Kathleen Flaherty, Wallen's co-manager and Executive Director of the foundation reveals, “Morgan was a baseball star in high school and then an injury derailed that dream. He returned to his musical roots and has never looked back”, before fondly sharing an anecdote from one of his packed-out 2023 tour-stops, “I remember when he played Fenway Park in Boston last summer, he told the audience, ‘I always thought I’d get here one day playing baseball for a World Series. It's music that got me here…so I guess that’s just a different version of my World Series’”.

Each donation the foundation has made carries a layer of personal significance. In June, the Morgan Wallen Foundation gifted $100,000 to rejuvenate two youth baseball fields in Jefferson City, one of which was a site where Wallen played in Little League.

This makes his decision to support both London Youth Choirs and Music For All all the more significant. Morgan Wallen's ‘Outlook’ may have once been Tennessee-bound, then US-bound, but now, his mission is clear - he wants to reach as far as possible.

Morgan Wallen's drive to amplify his reach and impact beyond the US is not only evident through the work of his foundation, but also through subtler indicators, such as the outward-facing textures and stylistic choices of his new music. The brooding electric guitar and Wallen's drawn-in delivery on ‘Lies, Lies, Lies’ gives the track an ambience that flirts with indie-rock. It feels pertinent that ‘Lies, Lies, Lies’ was joined on his Abbey Road Sessions by a left-field cover of British band Nothing But Thieves’ distinctly alternative hit, ‘Graveyard Whistling’.
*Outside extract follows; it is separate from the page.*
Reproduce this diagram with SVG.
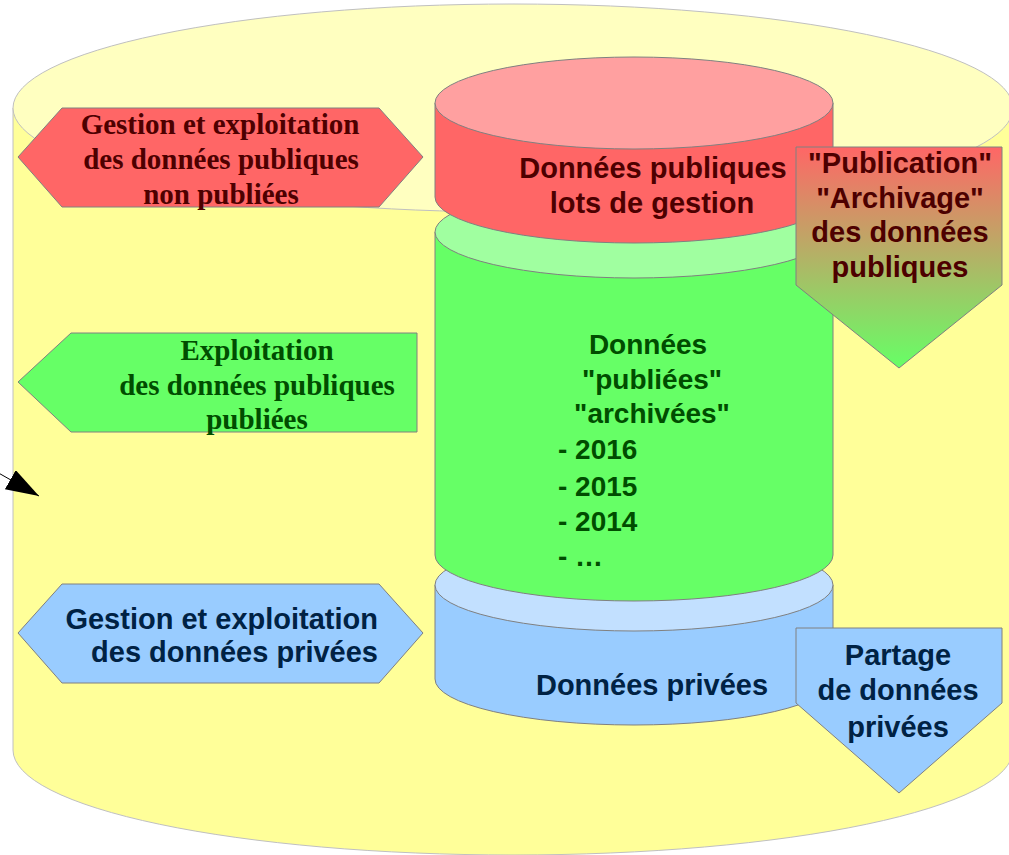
<svg xmlns="http://www.w3.org/2000/svg" width="1009" height="855" viewBox="0 0 1009 855">
<style>
.edge{stroke:#808080;stroke-width:1}
.serif{font-family:"Liberation Serif","Times New Roman",serif;font-weight:bold;font-size:29px;text-anchor:middle}
.sans{font-family:"Liberation Sans",Arial,sans-serif;font-weight:bold;font-size:29px;text-anchor:middle}
.g28{font-size:28px}
.start{text-anchor:start}
.end{text-anchor:end}
.red{fill:#4d0000}
.grn{fill:#004d00}
.blu{fill:#002244}
</style>
<defs>
<linearGradient id="pubgrad" x1="0" y1="0" x2="0" y2="1">
<stop offset="0" stop-color="#ff6666"/>
<stop offset="1" stop-color="#66ff66"/>
</linearGradient>
<marker id="arrow" markerWidth="34" markerHeight="24" refX="33" refY="11" orient="auto" markerUnits="userSpaceOnUse">
<path d="M0,0 L33,11 L0,22 Z" fill="#000"/>
</marker>
</defs>
<rect width="1009" height="855" fill="#ffffff"/>

<g id="outer-cylinder">
<path d="M13,108 L13,750 A500,105 0 0 0 1013,750 L1013,108 Z" fill="#ffff99" stroke="#c0c0c0" stroke-width="1"/>
<ellipse cx="513" cy="108" rx="500" ry="104" fill="#ffffc0" stroke="#c0c0c0" stroke-width="1"/>
</g>

<g id="cyl-blue">
<path class="edge" d="M435,585 L435,679 A199,46 0 0 0 833,679 L833,585 Z" fill="#99ccff"/>
<ellipse class="edge" cx="634" cy="585" rx="199" ry="46" fill="#c2e0ff"/>
<text class="sans blu" x="652" y="695">Données privées</text>
</g>

<g id="cyl-green">
<path class="edge" d="M435,232 L435,555 A199,46 0 0 0 833,555 L833,232 Z" fill="#66ff66"/>
<ellipse class="edge" cx="634" cy="232" rx="199" ry="46" fill="#a0ffa0"/>
<text class="sans g28 grn" x="648" y="354">Données</text>
<text class="sans g28 grn" x="652" y="389">"publiées"</text>
<text class="sans g28 grn" x="652" y="423">"archivées"</text>
<text class="sans g28 grn start" x="558" y="459">- 2016</text>
<text class="sans g28 grn start" x="558" y="496">- 2015</text>
<text class="sans g28 grn start" x="558" y="531">- 2014</text>
<text class="sans g28 grn start" x="558" y="566">- …</text>
</g>

<g id="cyl-red">
<path class="edge" d="M435,103 L435,197 A199,46 0 0 0 833,197 L833,103 Z" fill="#ff6666"/>
<ellipse class="edge" cx="634" cy="103" rx="199" ry="46" fill="#ffa0a0"/>
<text class="sans red" x="653" y="178">Données publiques</text>
<text class="sans red" x="652" y="213">lots de gestion</text>
</g>

<g id="hex-red">
<polygon class="edge" points="18,157 62,108 379,108 423,157 379,207 62,207" fill="#ff6666"/>
<text class="serif red" x="220" y="134">Gestion et exploitation</text>
<text class="serif red" x="221" y="169">des données publiques</text>
<text class="serif red" x="221" y="204">non publiées</text>
</g>

<g id="arrow-green">
<polygon class="edge" points="18,382 71,333 417,333 417,432 71,432" fill="#66ff66"/>
<text class="serif grn" x="257" y="360">Exploitation</text>
<text class="serif grn" x="257" y="395">des données publiques</text>
<text class="serif grn" x="257" y="429">publiées</text>
</g>

<g id="hex-blue">
<polygon class="edge" points="18,633 62,584 379,584 423,633 379,683 62,683" fill="#99ccff"/>
<text class="sans blu end" x="378" y="629">Gestion et exploitation</text>
<text class="sans blu end" x="378" y="662">des données privées</text>
</g>

<g id="publication">
<polygon class="edge" points="796,147 1002,147 1002,285 899,368 796,285" fill="url(#pubgrad)"/>
<text class="sans red" x="900" y="173">"Publication"</text>
<text class="sans red" x="900" y="208">"Archivage"</text>
<text class="sans red" x="900" y="242">des données</text>
<text class="sans red" x="900" y="277">publiques</text>
</g>

<g id="partage">
<polygon class="edge" points="796,628 1002,628 1002,703 899,793 796,703" fill="#99ccff"/>
<text class="sans blu" x="898" y="665">Partage</text>
<text class="sans blu" x="898" y="700">de données</text>
<text class="sans blu" x="898" y="737">privées</text>
</g>

<g id="connectors">
<line x1="-12" y1="467" x2="39" y2="496" stroke="#000" stroke-width="1" marker-end="url(#arrow)"/>
</g>
</svg>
Other recently teased tracks, such as the breezy, 80's-pop-influenced ‘Love Somebody’, the spacey, synth-laden ‘Come Back As A Redneck’ and the sparse, folksy ‘I Guess’ signify how Wallen is continuing his progression towards a more open sound.

Country music boxed itself in during the 2010s by leaning heavily into tropes and themes that were not only uniquely American, but specific to a rural - and often Southern - lifestyle. When Florida Georgia Line were singing about circling up their monster trucks around a bonfire after a day of hunting in the woods, the only thing on offer to British listeners was escapism. Now, Morgan Wallen is helping to expand the genre's horizons, both sonically and thematically, so that country music's appeal can stretch beyond US borders - as it is today.

Florida Georgia Line have two of the most popular country songs in history to their name, the Diamond-certified ‘Cruise’ and ’Meant To Be’ - yet neither cracked the UK Top 10. Morgan Wallen's ‘Last Night‘ is now the 20th most streamed country song of all time in the UK - as well as being the most recently released song in the Top 30 - while his 2024 duet with Post Malone, ‘I Had Some Help’, surged to No. 2 in the UK all-genre chart, marking Wallen's first ever UK Top 10 single.

Morgan Wallen's debut album, If I Know Me, was drenched in - as he put it himself on ‘Talkin’ Tennessee’ - ‘whiskey whisperin’ and ‘Southernisms’, with much of the record being coloured by the tail-end of the FGL-led Bro-Country craze. 2021's Dangerous contained plenty of rowdy, redneck anthems, but hinted at a shift towards a more expansive, fluid style, while One Thing At A Time consolidated this, with the title-track sounding closer to The 1975 than Tim McGraw and ‘180 (Lifestyle)’ building on the trap experimentation of ‘Broadway Girls’ with Lil Durk. Then, in December, we learned that Morgan Wallen is the only country artist that could appear in a Drake video and it not seem absolutely bonkers.

It's no coincidence that the more Morgan Wallen has broadened his sound, the better his albums have performed in the UK; If I Know Me didn't chart, Dangerous peaked at No. 77 and One Thing At A Time rose to No. 40, spending 16 weeks on the ranking.

Headlining BST Hyde Park 2024 will officially secure Morgan Wallen's status as a global megastar and, coupled with the increasingly open-minded musicality he's been displaying of late, will likely give him the momentum to secure his first Top 10 UK album.

To return to the lyrics of that evocative One Thing At A Time stand-out, ‘Outlook’, as Morgan Wallen is ‘looking down and looking out’ across Hyde Park, with tens of thousands of adoring fans screaming his lyrics back at him, he’ll no doubt gain an added sense of satisfaction knowing he's looking out beyond the boundaries that previously kept country music largely contained to US shores.